Data shown –

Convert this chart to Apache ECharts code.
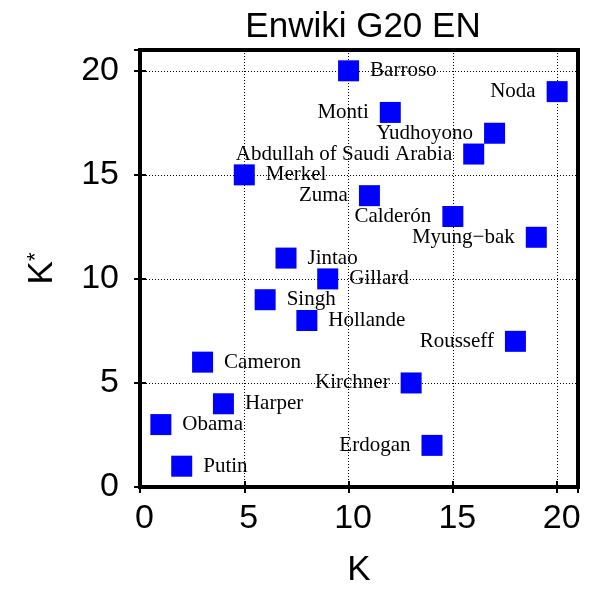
<!DOCTYPE html>
<html>
<head>
<meta charset="utf-8">
<script src="https://cdn.jsdelivr.net/npm/echarts@6/dist/echarts.min.js"></script>
<style>html,body{margin:0;padding:0;background:#fff;}#c{width:590px;height:593px;}</style>
</head>
<body>
<div id="c"></div>
<script>
var names = ['Putin','Obama','Harper','Cameron','Singh','Jintao','Hollande','Gillard','Merkel','Zuma','Barroso','Monti','Abdullah of Saudi Arabia','Yudhoyono','Noda','Calderón','Myung\u2212bak','Rousseff','Kirchner','Erdogan'];
var kValues = [2,1,4,3,6,7,8,9,5,11,10,12,16,17,20,15,19,18,13,14];
var kStarValues = [1,3,4,6,9,11,8,10,15,14,20,18,16,17,19,13,12,7,5,2];
var xTicks = [0,5,10,15,20];
var yTicks = [0,5,10,15,20];
var leftLabelled = ['Monti','Noda','Yudhoyono','Abdullah of Saudi Arabia','Zuma','Calderón','Myung\u2212bak','Rousseff','Kirchner','Erdogan'];

var sans = 'Liberation Sans';
var serif = 'Liberation Serif';

var data = names.map(function(n, i){
  return {
    name: n,
    value: [kValues[i], kStarValues[i]],
    label: { position: leftLabelled.indexOf(n) >= 0 ? 'left' : 'right' }
  };
});

function tickFmt(list){ return function(v){ return list.indexOf(v) >= 0 ? String(v) : ''; }; }

var chart = echarts.init(document.getElementById('c'), null, {renderer:'canvas'});
var axisCommon = {
  type: 'value', min: 0, max: 21, interval: 5,
  axisLine: { show: false },
  axisTick: { show: true, inside: true, length: 6, lineStyle: { color: '#000', width: 2 } }
};
chart.setOption({
  animation: false,
  backgroundColor: '#fff',
  title: {
    text: 'Enwiki G20 EN', left: 358, top: 5, textAlign: 'center',
    textStyle: { fontFamily: sans, fontSize: 35, fontWeight: 'normal', color: '#000' }
  },
  grid: { left: 140, right: 12, top: 50, bottom: 106, show: true, borderWidth: 4, borderColor: '#000', backgroundColor: 'transparent' },
  xAxis: [
    Object.assign({}, axisCommon, {
      position: 'bottom',
      name: 'K', nameLocation: 'middle', nameGap: 66,
      nameTextStyle: { fontFamily: sans, fontSize: 35, color: '#000' },
      axisLabel: { margin: 15, fontFamily: sans, fontSize: 34, color: '#000', formatter: tickFmt(xTicks), showMaxLabel: false, padding: [0,0,0,9] },
      splitLine: { show: true, lineStyle: { color: '#000', width: 1, type: [1,2] } }
    }),
    Object.assign({}, axisCommon, {
      position: 'top', axisLabel: { show: false }, splitLine: { show: false }
    })
  ],
  yAxis: [
    Object.assign({}, axisCommon, {
      position: 'left',
      name: '{k|K}{s|*}', nameLocation: 'middle', nameGap: 80, nameRotate: 90,
      nameTextStyle: {
        fontFamily: sans, color: '#000',
        rich: {
          k: { fontFamily: sans, fontSize: 35, lineHeight: 35, verticalAlign: 'bottom', color: '#000' },
          s: { fontFamily: sans, fontSize: 22, lineHeight: 22, verticalAlign: 'top', padding: [0,0,20,0], color: '#000' }
        }
      },
      axisLabel: { margin: 21, fontFamily: sans, fontSize: 34, color: '#000', formatter: tickFmt(yTicks), showMaxLabel: false },
      splitLine: { show: true, lineStyle: { color: '#000', width: 1, type: [1,2] } }
    }),
    Object.assign({}, axisCommon, {
      position: 'right', axisLabel: { show: false }, splitLine: { show: false }
    })
  ],
  series: [{
    type: 'scatter',
    xAxisIndex: 0, yAxisIndex: 0,
    symbol: 'rect', symbolSize: 21,
    itemStyle: { color: '#0000ff', opacity: 1 },
    label: {
      show: true, distance: 11,
      formatter: '{b}',
      fontFamily: serif, fontSize: 21, color: '#000'
    },
    labelLayout: { hideOverlap: false },
    data: data
  }]
});
</script>
</body>
</html>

What the task asks – Write out an exact copy of the listing, first line through the line containing "var serif = 'Liberation Serif';", with the pictures left out.

Output for this exercise –
Convert this chart to Apache ECharts code.
<!DOCTYPE html>
<html>
<head>
<meta charset="utf-8">
<script src="https://cdn.jsdelivr.net/npm/echarts@6/dist/echarts.min.js"></script>
<style>html,body{margin:0;padding:0;background:#fff;}#c{width:590px;height:593px;}</style>
</head>
<body>
<div id="c"></div>
<script>
var names = ['Putin','Obama','Harper','Cameron','Singh','Jintao','Hollande','Gillard','Merkel','Zuma','Barroso','Monti','Abdullah of Saudi Arabia','Yudhoyono','Noda','Calderón','Myung\u2212bak','Rousseff','Kirchner','Erdogan'];
var kValues = [2,1,4,3,6,7,8,9,5,11,10,12,16,17,20,15,19,18,13,14];
var kStarValues = [1,3,4,6,9,11,8,10,15,14,20,18,16,17,19,13,12,7,5,2];
var xTicks = [0,5,10,15,20];
var yTicks = [0,5,10,15,20];
var leftLabelled = ['Monti','Noda','Yudhoyono','Abdullah of Saudi Arabia','Zuma','Calderón','Myung\u2212bak','Rousseff','Kirchner','Erdogan'];

var sans = 'Liberation Sans';
var serif = 'Liberation Serif';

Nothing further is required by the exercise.